Thursday, December 4, 2008

Digital

From Derrida & Wittgenstein by Garver and Lee:
The other thing that impresses us about Monet's paintings is the distinctive way this exactness of representation is conveyed. Its medium is pictorial rather than verbal, but it is pictorial in a way that is not photographic. Photographs have a kind of digital exactness, which now lets them be transmitted by electronic means.
In a book that focuses on two philosophers, both of whom primarily focused on language as the key to metaphysical and existential understanding, one would assume the authors would take great care to understand their own diction. This usage of digital is precisely the reason why people oftentimes conflate the ideas of digital, electronic, interactive, computerized, procedural, amongst a myriad of other related terms.

Digital stems from the Latin digitalis, meaning "relating to a finger" (originating from digitus, meaning "finger or toe").

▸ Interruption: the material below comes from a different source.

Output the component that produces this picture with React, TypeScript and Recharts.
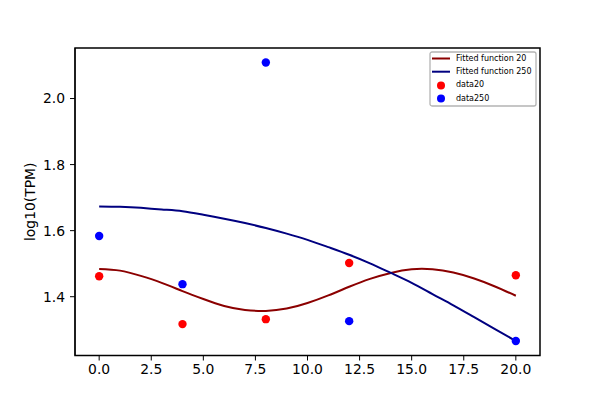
import React from "react";
import {
  ComposedChart,
  Line,
  Scatter,
  XAxis,
  YAxis,
  Legend,
  ReferenceArea,
} from "recharts";

// measured sample times and log10(TPM) values
const timePoints = [0, 4, 8, 12, 20];
const data20 = [1.462, 1.317, 1.332, 1.502, 1.465];
const data250 = [1.584, 1.438, 2.109, 1.326, 1.266];

// fitted curves at each integer x
const fitX = [0, 1, 2, 3, 4, 5, 6, 7, 8, 9, 10, 11, 12, 13, 14, 15, 16, 17, 18, 19, 20];
const fit20 = [
  1.484, 1.479, 1.463, 1.442, 1.417, 1.393, 1.372, 1.360, 1.357, 1.364, 1.381,
  1.404, 1.430, 1.454, 1.472, 1.483, 1.483, 1.473, 1.455, 1.431, 1.403,
];
const fit250 = [
  1.673, 1.672, 1.669, 1.664, 1.659, 1.648, 1.636, 1.623, 1.608, 1.591, 1.572,
  1.550, 1.527, 1.501, 1.472, 1.442, 1.408, 1.374, 1.338, 1.302, 1.266,
];

const xTicks = [0, 2.5, 5, 7.5, 10, 12.5, 15, 17.5, 20];
const yTicks = [1.4, 1.6, 1.8, 2.0];
const xDomain = [-1.16, 21.16];
const yDomain = [1.222, 2.153];

const FONT = "DejaVu Sans";

const scatter20 = timePoints.map((x, i) => ({ x, y: data20[i] }));
const scatter250 = timePoints.map((x, i) => ({ x, y: data250[i] }));
const line20 = fitX.map((x, i) => ({ x, y: fit20[i] }));
const line250 = fitX.map((x, i) => ({ x, y: fit250[i] }));

const legendItems = [
  { label: "Fitted function 20", color: "#8b0000", kind: "line" },
  { label: "Fitted function 250", color: "#000080", kind: "line" },
  { label: "data20", color: "#ff0000", kind: "dot" },
  { label: "data250", color: "#0000ff", kind: "dot" },
];

function LegendBox() {
  return (
    <svg width={108} height={56} style={{ display: "block" }}>
      <rect
        x={1}
        y={1}
        width={106}
        height={54}
        rx={2}
        fill="#fff"
        fillOpacity={0.8}
        stroke="#b4b4b4"
        strokeWidth={1.3}
      />
      {legendItems.map((it, i) => {
        const cy = 7.5 + i * 13.2;
        return (
          <g key={it.label}>
            {it.kind === "line" ? (
              <line x1={3} x2={21} y1={cy} y2={cy} stroke={it.color} strokeWidth={2} />
            ) : (
              <circle cx={12} cy={cy + 0.5} r={4} fill={it.color} />
            )}
            <text
              x={27}
              y={cy}
              dominantBaseline="central"
              fontFamily={FONT}
              fontSize={8}
              fill="#000"
            >
              {it.label}
            </text>
          </g>
        );
      })}
    </svg>
  );
}

function YLabel(props: any) {
  const vb = props.viewBox || { x: 0, y: 0, width: 75, height: 300 };
  const cx = vb.x + 30;
  const cy = vb.y + vb.height / 2;
  return (
    <text
      x={cx}
      y={cy}
      transform={`rotate(-90 ${cx} ${cy})`}
      textAnchor="middle"
      dominantBaseline="central"
      fontFamily={FONT}
      fontSize={13.9}
      fill="#000"
    >
      log10(TPM)
    </text>
  );
}

const dot = (color: string) => (p: any) => (
  <circle cx={p.cx} cy={p.cy} r={4.2} fill={color} />
);

const tickStyle = { fontFamily: FONT, fontSize: 13.9, fill: "#000" };

export default function App() {
  return (
    <div style={{ position: "absolute", left: 0, top: 0, width: 600, height: 400, background: "#fff" }}>
      <ComposedChart
        width={600}
        height={400}
        margin={{ top: 48, right: 60, bottom: 0, left: 0 }}
      >
        <XAxis
          dataKey="x"
          type="number"
          domain={xDomain}
          ticks={xTicks}
          tickFormatter={(v: number) => v.toFixed(1)}
          allowDataOverflow
          height={44.5}
          tickSize={5}
          tickMargin={4}
          tick={tickStyle}
          stroke="#000"
          tickLine={{ stroke: "#000" }}
        />
        <YAxis
          type="number"
          domain={yDomain}
          ticks={yTicks}
          tickFormatter={(v: number) => v.toFixed(1)}
          allowDataOverflow
          width={75}
          tickSize={5}
          tickMargin={5}
          tick={tickStyle}
          stroke="#000"
          tickLine={{ stroke: "#000" }}
          label={<YLabel />}
        />
        {/* frame round the plot area (top and right spines) */}
        <ReferenceArea
          x1={xDomain[0]}
          x2={xDomain[1]}
          y1={yDomain[0]}
          y2={yDomain[1]}
          fill="none"
          stroke="#000"
          strokeWidth={1.5}
          ifOverflow="visible"
        />
        <Line
          data={line20}
          dataKey="y"
          type="natural"
          stroke="#8b0000"
          strokeWidth={2}
          dot={false}
          isAnimationActive={false}
        />
        <Line
          data={line250}
          dataKey="y"
          type="natural"
          stroke="#000080"
          strokeWidth={2}
          dot={false}
          isAnimationActive={false}
        />
        <Scatter data={scatter20} dataKey="y" shape={dot("#ff0000")} isAnimationActive={false} />
        <Scatter data={scatter250} dataKey="y" shape={dot("#0000ff")} isAnimationActive={false} />
        <Legend
          layout="vertical"
          align="center"
          verticalAlign="middle"
          wrapperStyle={{ top: 51, left: 429, width: 108 }}
          content={() => <LegendBox />}
        />
      </ComposedChart>
    </div>
  );
}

Its correct appropriation, it would be safe to say, stems from the initial phalangeal understanding in two ways. The main facets of something that is, in fact, digital are (1) it consists of discrete units (e.g. fingers for counting) and (2) it relates to the fingers or toes. Hence, modern computers are properly digital in that they deal with binary units at their core, as well as can be manipulated with the hand via a keyboard and mouse. This secondary portion of the definition becomes difficult as technology outstrips physical limitations. For that matter, the primary portion of the definition, i.e. discreteness, will be the focus (though the secondary aspect will be revisited).

Now that digital has been pared down--consisting of discrete units--let's look at the quotation's use of the word. Here, digital is meant to convey something that is autonomous, objective, precise, and accurate. While Daston and Galison would surely take issue here with the objective part (as I do), the latter two are the the real culprits of misuse. The authors use digital in a manner in which digital tools, such as computers or video cameras, are described.

Photographs, especially those that influenced Impressionism, were actually analog, as many photographs are today (save the increasing number of digital photographs which are aptly named due to their use of discrete units called pixels). Analog technologies rely on a continuous scale. To compare, a pencil is analog and an early Etch A Sketch is digital--a pencil has infinite degrees of freedom (in the physics sense) and an Etch A Sketch relies on a grid (though later models were much freer). As discrete units shrink in size and explode in number, the comparisons between analog and digital is uncanny. Photographs are transmitted not because they are digital, but because digital technology can translate analog things into a workable form (this is the gripe many have with mp3s as opposed to records). But I digress.

One would be quick to point out the use of the (filler?) phrase "kind of". Maybe a terse "That is no excuse for muddling language" would be appropriate. However, the use of "kind of" only emphasizes their mistaken definition, further confining their usage I explained before. "Kind of" provides a buffer, making their loose speech looser and square-pegging their definition.

The point is clear--digital does not mean precise, nor accurate, nor objective, nor autonomous. Digital means, in the context of our world, discretely operating at some level. Photographs, for that matter, were not only non-digital when Monet developed his form, but they are non-digital now. (I would make the claim that digital photography is a wholly different art form and resembles traditional photographic methods as much as film does.) More startling is a photograph's perceived precision, accuracy, objectivity, and autonomy are derivative of its methods of capturing light without use of the hand. The photochemical reaction is not manipulated, i.e. "to touch with one's hands", and, as a result, looked at as more pure (again, Daston and Galison). In this sense (part 2 of the definition), the photograph is also non-digital.

A more precise (authors, please read as "digital") word would surely be mechanical or chemi-mechanical (though this latter option is kind of correct).

A few pages earlier, translating Blaise Pascal, the authors write:
"True eloquence makes fun of eloquence, true morality makes fun of morality; that is, the morality of judgment makes fun of the morality of intellect, which is without rules."

Eloquence and intellect, surely; language, not as much.